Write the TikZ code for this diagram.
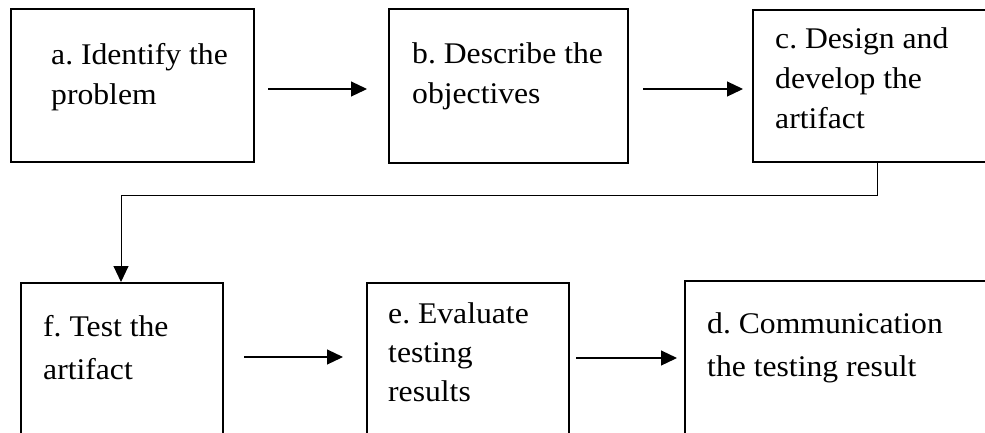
\documentclass[tikz,border=0pt]{standalone}
\usepackage{fontspec}
\setmainfont{Liberation Serif}[FakeStretch=1.055]
\usetikzlibrary{arrows.meta,calc}
\newcommand{\boxlines}[1]{\begin{tabular}[t]{@{}l@{}}#1\end{tabular}}
\frenchspacing
\begin{document}
\begin{tikzpicture}[x=1pt,y=-1pt,
  box/.style={draw,line width=2.2pt,inner sep=0pt,outer sep=0pt,anchor=north west},
  lbl/.style={anchor=base west,inner sep=0pt,font=\fontsize{30}{#1}\selectfont\frenchspacing},
  arr/.style={line width=1.2pt,-{Triangle[length=16pt,width=15pt]}},
  elbow/.style={line width=1pt,-{Triangle[length=16pt,width=15pt]}}]
\useasboundingbox (0,0) rectangle (985,432);
\fill[white] (0,0) rectangle (985,432);
\clip (0,0) rectangle (985,432);
% boxes
\node[box,minimum width=243pt,minimum height=153pt] (a) at (11,9) {};
\node[box,minimum width=239pt,minimum height=154pt] (b) at (389,9) {};
\node[box,minimum width=250pt,minimum height=152pt] (c) at (753,10) {};
\node[box,minimum width=202pt,minimum height=170pt] (f) at (21,283) {};
\node[box,minimum width=202pt,minimum height=170pt] (e) at (367,283) {};
\node[box,minimum width=320pt,minimum height=172pt] (d) at (685,281) {};
% texts
\node[lbl=40] (ta) at (51,64) {\boxlines{a. Identify the\\problem}};
\node[lbl=40] (tb) at (412,63.5) {\boxlines{b. Describe the\\objectives}};
\node[lbl=40] (tc) at (775,48.3) {\boxlines{c. Design and\\develop the\\artifact}};
\node[lbl=42.7] (tf) at (43,336.7) {\boxlines{f. Test the\\artifact}};
\node[lbl=39.2] (te) at (388,323.3) {\boxlines{e. Evaluate\\testing\\results}};
\node[lbl=43.3] (td) at (707,333.3) {\boxlines{d. Communication\\the testing result}};
% connectors
\draw[arr] ($(a.north east)+(14,80)$) -- ($(b.north west)+(-22,80)$);
\draw[arr] ($(b.north east)+(15,80)$) -- ($(c.north west)+(-10,79)$);
\draw[elbow] ($(c.south west)+(124,0)$) -- ++(0,33) -| ($(f.north west)+(100,-1)$);
\draw[arr] ($(f.north west)+(223,74)$) -- ($(e.north west)+(-24,74)$);
\draw[arr] ($(e.north east)+(7,75)$) -- ($(d.north west)+(-8,77)$);
\end{tikzpicture}
\end{document}
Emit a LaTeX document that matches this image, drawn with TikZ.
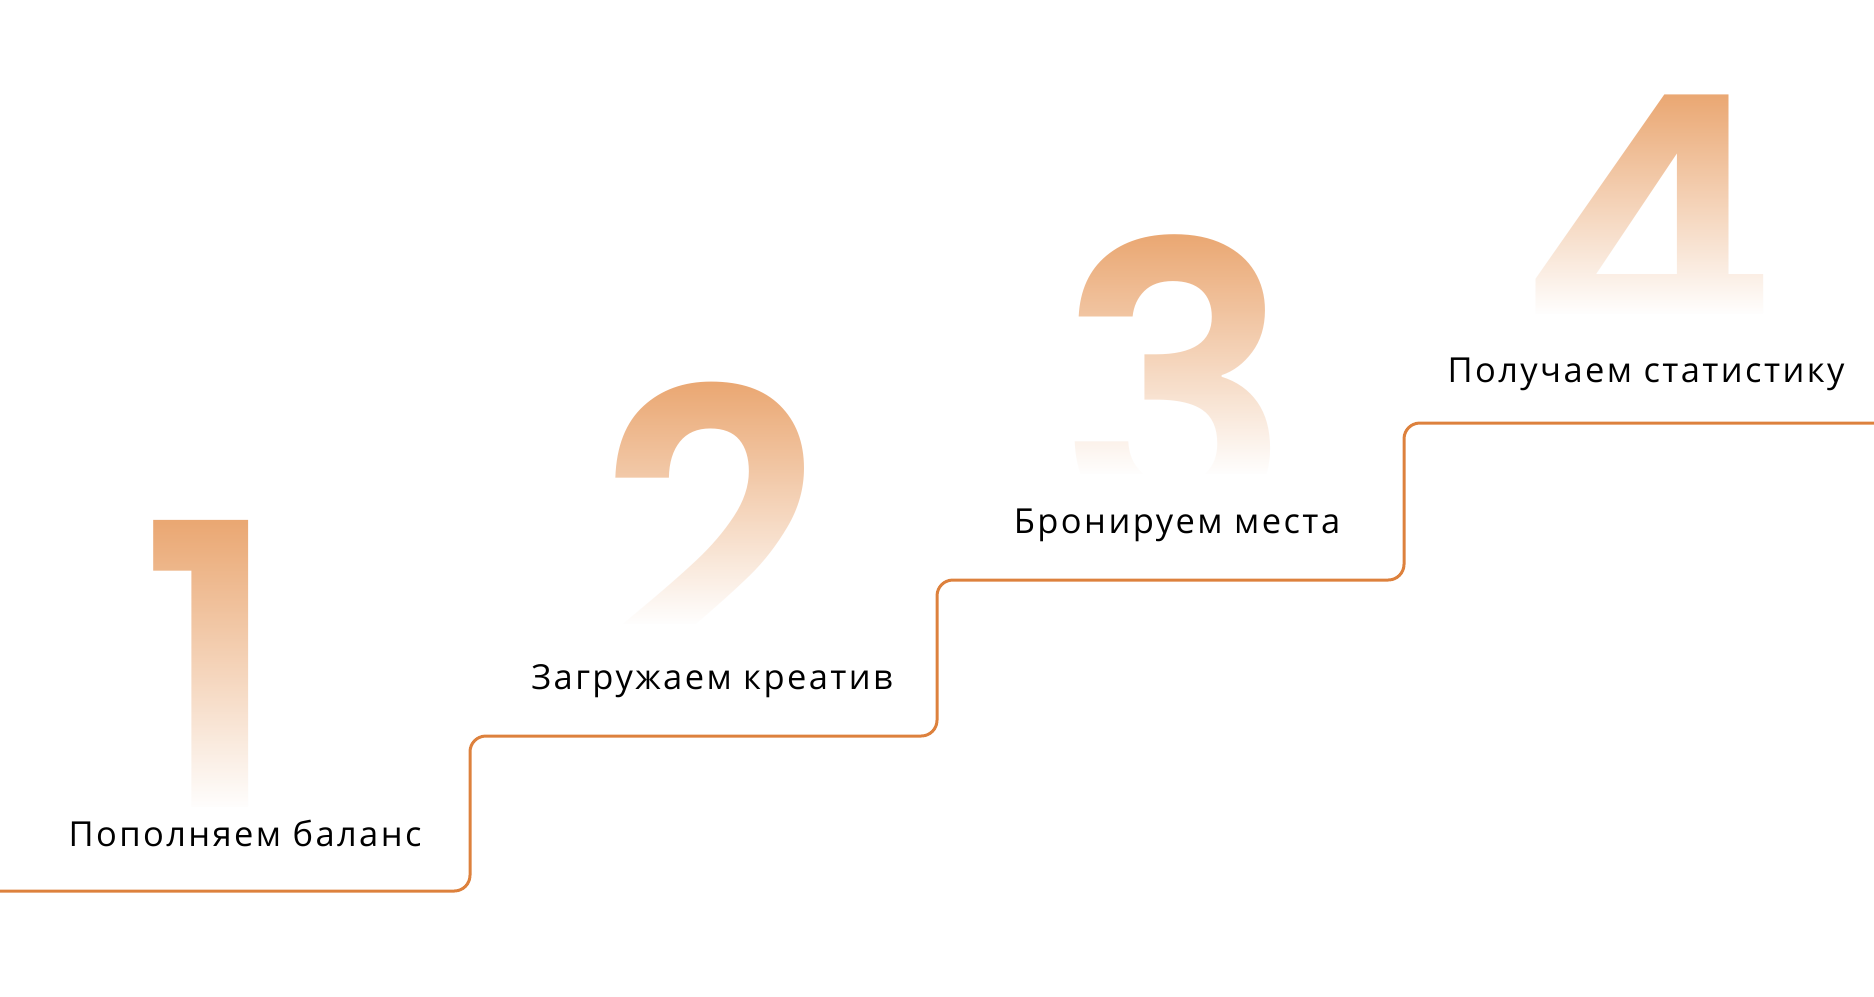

### Challenge
Retype each entry precisely. Skip images entirely.

### The completed task
Write the TikZ code for this diagram.
\documentclass[tikz,border=0pt]{standalone}
\usepackage{fontspec}
\setmainfont{Liberation Serif}[FakeStretch=1.055]
\usetikzlibrary{arrows.meta,calc}
\newcommand{\boxlines}[1]{\begin{tabular}[t]{@{}l@{}}#1\end{tabular}}
\frenchspacing
\begin{document}
\begin{tikzpicture}[x=1pt,y=-1pt,
  box/.style={draw,line width=2.2pt,inner sep=0pt,outer sep=0pt,anchor=north west},
  lbl/.style={anchor=base west,inner sep=0pt,font=\fontsize{30}{#1}\selectfont\frenchspacing},
  arr/.style={line width=1.2pt,-{Triangle[length=16pt,width=15pt]}},
  elbow/.style={line width=1pt,-{Triangle[length=16pt,width=15pt]}}]
\useasboundingbox (0,0) rectangle (985,432);
\fill[white] (0,0) rectangle (985,432);
\clip (0,0) rectangle (985,432);
% boxes
\node[box,minimum width=243pt,minimum height=153pt] (a) at (11,9) {};
\node[box,minimum width=239pt,minimum height=154pt] (b) at (389,9) {};
\node[box,minimum width=250pt,minimum height=152pt] (c) at (753,10) {};
\node[box,minimum width=202pt,minimum height=170pt] (f) at (21,283) {};
\node[box,minimum width=202pt,minimum height=170pt] (e) at (367,283) {};
\node[box,minimum width=320pt,minimum height=172pt] (d) at (685,281) {};
% texts
\node[lbl=40] (ta) at (51,64) {\boxlines{a. Identify the\\problem}};
\node[lbl=40] (tb) at (412,63.5) {\boxlines{b. Describe the\\objectives}};
\node[lbl=40] (tc) at (775,48.3) {\boxlines{c. Design and\\develop the\\artifact}};
\node[lbl=42.7] (tf) at (43,336.7) {\boxlines{f. Test the\\artifact}};
\node[lbl=39.2] (te) at (388,323.3) {\boxlines{e. Evaluate\\testing\\results}};
\node[lbl=43.3] (td) at (707,333.3) {\boxlines{d. Communication\\the testing result}};
% connectors
\draw[arr] ($(a.north east)+(14,80)$) -- ($(b.north west)+(-22,80)$);
\draw[arr] ($(b.north east)+(15,80)$) -- ($(c.north west)+(-10,79)$);
\draw[elbow] ($(c.south west)+(124,0)$) -- ++(0,33) -| ($(f.north west)+(100,-1)$);
\draw[arr] ($(f.north west)+(223,74)$) -- ($(e.north west)+(-24,74)$);
\draw[arr] ($(e.north east)+(7,75)$) -- ($(d.north west)+(-8,77)$);
\end{tikzpicture}
\end{document}
Emit a LaTeX document that matches this image, drawn with TikZ.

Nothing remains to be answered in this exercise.